▸ WHAT TO DO: Look for the string "chart" and copy every line that has it.

▸ DATA LISTING:

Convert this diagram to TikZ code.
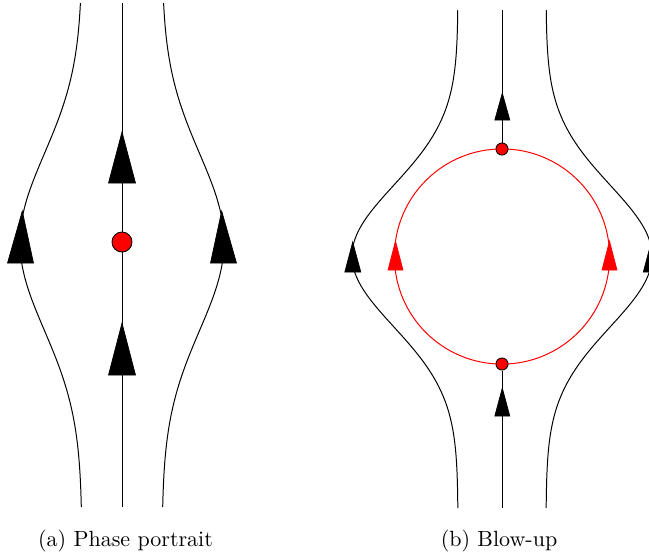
\documentclass[tikz,border=0pt]{standalone}
\begin{document}
\begin{tikzpicture}[x=0.4545pt,y=-0.4545pt,
  orbit/.style={line width=0.45pt,black},
  redorbit/.style={line width=0.45pt,red},
  tri/.style={fill=black,draw=black,line width=0.3pt,line join=miter},
  redtri/.style={fill=red,draw=red,line width=0.3pt,line join=miter},
  bigdot/.style={circle,fill=red,draw=black,line width=0.4pt,inner sep=0pt,minimum size=9.1pt},
  smalldot/.style={circle,fill=red,draw=black,line width=0.4pt,inner sep=0pt,minimum size=5.5pt},
  caption/.style={anchor=base,inner sep=0pt,font=\normalsize}]
\useasboundingbox (0,0) rectangle (649,552);
% ---------- (a) Phase portrait ----------
\coordinate (atop) at (122,3);
\coordinate (abot) at (122,507);
\draw[orbit] (abot) -- (atop);
\draw[orbit] plot[domain=3:507,samples=160,variable=\t,smooth] ({122-40-62*exp(-((\t-242)/125)^2)},{\t});
\draw[orbit] plot[domain=3:507,samples=160,variable=\t,smooth] ({122+40+62*exp(-((\t-242)/125)^2)},{\t});
\path[tri] (122,132) -- (135.5,183) -- (108.5,183) -- cycle;
\path[tri] (122,323) -- (135.5,375) -- (108.5,375) -- cycle;
\path[tri] (22.3,211) -- (33.5,263) -- (7.5,263) -- cycle;
\path[tri] (221.7,211) -- (236.5,263) -- (210.5,263) -- cycle;
\node[bigdot] (adot) at (122,242) {};
\node[caption] (capa) at (125.5,546) {(a) Phase portrait};
% ---------- (b) Blow-up ----------
\draw[orbit] plot[domain=10:508,samples=160,variable=\t,smooth] ({502-44-106*exp(-((\t-256)/100)^2)},{\t});
\draw[orbit] plot[domain=10:508,samples=160,variable=\t,smooth] ({502+44+106*exp(-((\t-256)/100)^2)},{\t});
\draw[redorbit] (502,256.5) circle[radius=48.9pt];
\node[smalldot] (btop) at (502,149) {};
\node[smalldot] (bbot) at (502,364) {};
\coordinate (bup) at (502,10);
\coordinate (bdown) at (502,508);
\draw[orbit] (btop) -- (bup);
\draw[orbit] (bdown) -- (bbot);
\path[tri] (502.3,93) -- (509.8,120) -- (494.8,120) -- cycle;
\path[tri] (502.3,388) -- (509.8,416) -- (494.8,416) -- cycle;
\path[tri] (352.7,242) -- (360.8,272) -- (344.8,272) -- cycle;
\path[tri] (651.3,242) -- (659.3,272) -- (643.3,272) -- cycle;
\path[redtri] (395.5,241) -- (403,270) -- (388,270) -- cycle;
\path[redtri] (609.5,241) -- (617,270) -- (602,270) -- cycle;
\node[caption] (capb) at (499,546) {(b) Blow-up};
\end{tikzpicture}
\end{document}
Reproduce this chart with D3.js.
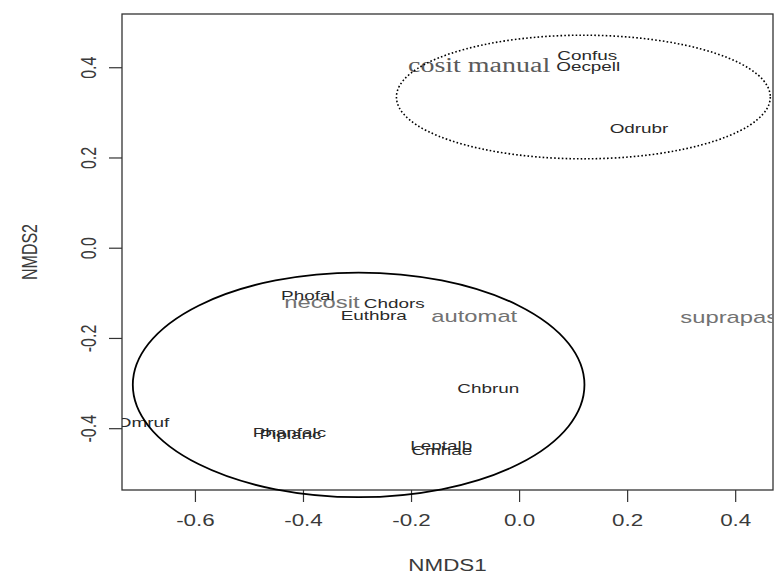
<!DOCTYPE html>
<html>
<head>
<meta charset="utf-8">
<script src="https://cdn.jsdelivr.net/npm/d3@7"></script>
<style>
  body { margin: 0; background: #fff; }
  svg { display: block; }
  text { font-family: "Liberation Sans", Arial, sans-serif; }
</style>
</head>
<body>
<div id="chart"></div>
<script>
// species scores (NMDS1, NMDS2)
const speciesNames = ['Confus', 'Oecpell', 'Odrubr', 'Phofal', 'Chdors', 'Euthbra', 'Chbrun',
                      'Omruf', 'Piplanc', 'Phanfalc', 'Leptalb', 'Cmhae'];
const speciesX = [0.126, 0.128, 0.222, -0.391, -0.231, -0.269, -0.057, -0.696, -0.423, -0.425, -0.144, -0.143];
const speciesY = [0.427, 0.402, 0.265, -0.105, -0.123, -0.150, -0.312, -0.387, -0.412, -0.409, -0.438, -0.449];

// site scores
const siteNames = ['cosit manual', 'necosit', 'automat', 'suprapas'];
const siteX = [-0.074, -0.365, -0.083, 0.389];
const siteY = [0.405, -0.121, -0.150, -0.154];
const siteSerif = [true, false, false, false];

// group ellipses: centre, radii
const ellipseCx = [0.119, -0.297];
const ellipseCy = [0.334, -0.304];
const ellipseRx = [0.346, 0.418];
const ellipseRy = [0.137, 0.249];
const ellipseDash = ['1.6,2.2', null];

const xTicks = [-0.6, -0.4, -0.2, 0.0, 0.2, 0.4];
const yTicks = [-0.4, -0.2, 0.0, 0.2, 0.4];

const width = 776, height = 583;
const margin = {top: 14, right: 3, bottom: 93, left: 122};
const stretch = 1.4; // picture is wider than tall text

const svg = d3.select('#chart').append('svg')
    .attr('width', width)
    .attr('height', height);

const x = d3.scaleLinear().domain([-0.735, 0.470]).range([margin.left, width - margin.right]);
const y = d3.scaleLinear().domain([-0.537, 0.518]).range([height - margin.bottom, margin.top]);

svg.append('defs').append('clipPath').attr('id', 'plotclip')
  .append('rect')
    .attr('x', x.range()[0]).attr('y', y.range()[1])
    .attr('width', x.range()[1] - x.range()[0])
    .attr('height', y.range()[0] - y.range()[1]);

// axes
const fmt = d => d3.format('.1f')(d).replace('−', '-');
const xAxis = d3.axisBottom(x).tickValues(xTicks).tickSize(12).tickFormat(fmt);
const yAxis = d3.axisLeft(y).tickValues(yTicks).tickSize(13).tickFormat(fmt);

const gx = svg.append('g')
    .attr('transform', `translate(0,${y.range()[0]})`)
    .call(xAxis);
gx.select('.domain').remove();
gx.selectAll('.tick line').attr('stroke', '#333').attr('stroke-width', 1.2);
gx.selectAll('.tick text')
    .attr('y', 0).attr('dy', null)
    .attr('transform', `translate(0,30) scale(${stretch},1)`)
    .attr('dominant-baseline', 'central')
    .attr('fill', '#3a3a3a')
    .style('font-size', '16px');

const gy = svg.append('g')
    .attr('transform', `translate(${x.range()[0]},0)`)
    .call(yAxis);
gy.select('.domain').remove();
gy.selectAll('.tick line').attr('stroke', '#333').attr('stroke-width', 1.2);
gy.selectAll('.tick text')
    .attr('x', 0).attr('dy', null)
    .attr('transform', `translate(-34,0) scale(${stretch},1) rotate(-90)`)
    .attr('text-anchor', 'middle')
    .attr('dominant-baseline', 'central')
    .attr('fill', '#3a3a3a')
    .style('font-size', '16px');

// plot box
svg.append('rect')
    .attr('x', x.range()[0]).attr('y', y.range()[1])
    .attr('width', x.range()[1] - x.range()[0])
    .attr('height', y.range()[0] - y.range()[1])
    .attr('fill', 'none')
    .attr('stroke', '#333')
    .attr('stroke-width', 1.3);

// axis titles
svg.append('text')
    .attr('transform', `translate(${(x.range()[0] + x.range()[1]) / 2},565) scale(${stretch},1)`)
    .attr('text-anchor', 'middle')
    .attr('dominant-baseline', 'central')
    .attr('fill', '#3a3a3a')
    .style('font-size', '16px')
    .text('NMDS1');

svg.append('text')
    .attr('transform', `translate(29,${(y.range()[0] + y.range()[1]) / 2}) scale(${stretch},1) rotate(-90)`)
    .attr('text-anchor', 'middle')
    .attr('dominant-baseline', 'central')
    .attr('fill', '#3a3a3a')
    .style('font-size', '16px')
    .text('NMDS2');

const labels = svg.append('g').attr('clip-path', 'url(#plotclip)');

// site labels
labels.selectAll('.site')
    .data(siteNames)
  .join('text')
    .attr('class', 'site')
    .attr('transform', (d, i) => `translate(${x(siteX[i])},${y(siteY[i])}) scale(${stretch},1)`)
    .attr('text-anchor', 'middle')
    .attr('dominant-baseline', 'central')
    .attr('fill', (d, i) => siteSerif[i] ? '#5a5a5a' : '#727272')
    .style('font-family', (d, i) => siteSerif[i] ? '"Liberation Serif", "Times New Roman", serif' : null)
    .style('font-size', (d, i) => siteSerif[i] ? '20px' : '17px')
    .text(d => d);

// species labels
labels.selectAll('.species')
    .data(speciesNames)
  .join('text')
    .attr('class', 'species')
    .attr('transform', (d, i) => `translate(${x(speciesX[i])},${y(speciesY[i])}) scale(${stretch},1)`)
    .attr('text-anchor', 'middle')
    .attr('dominant-baseline', 'central')
    .attr('fill', '#2a2a2a')
    .style('font-size', '13.5px')
    .text(d => d);

// group ellipses
svg.selectAll('.hull')
    .data(ellipseCx)
  .join('ellipse')
    .attr('class', 'hull')
    .attr('cx', d => x(d))
    .attr('cy', (d, i) => y(ellipseCy[i]))
    .attr('rx', (d, i) => x(ellipseRx[i]) - x(0))
    .attr('ry', (d, i) => y(0) - y(ellipseRy[i]))
    .attr('fill', 'none')
    .attr('stroke', '#000')
    .attr('stroke-width', (d, i) => ellipseDash[i] ? 1.6 : 1.8)
    .attr('stroke-dasharray', (d, i) => ellipseDash[i]);
</script>
</body>
</html>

▸ ANSWER TO THE TASK:
Reproduce this chart with D3.js.
<div id="chart"></div>
const svg = d3.select('#chart').append('svg')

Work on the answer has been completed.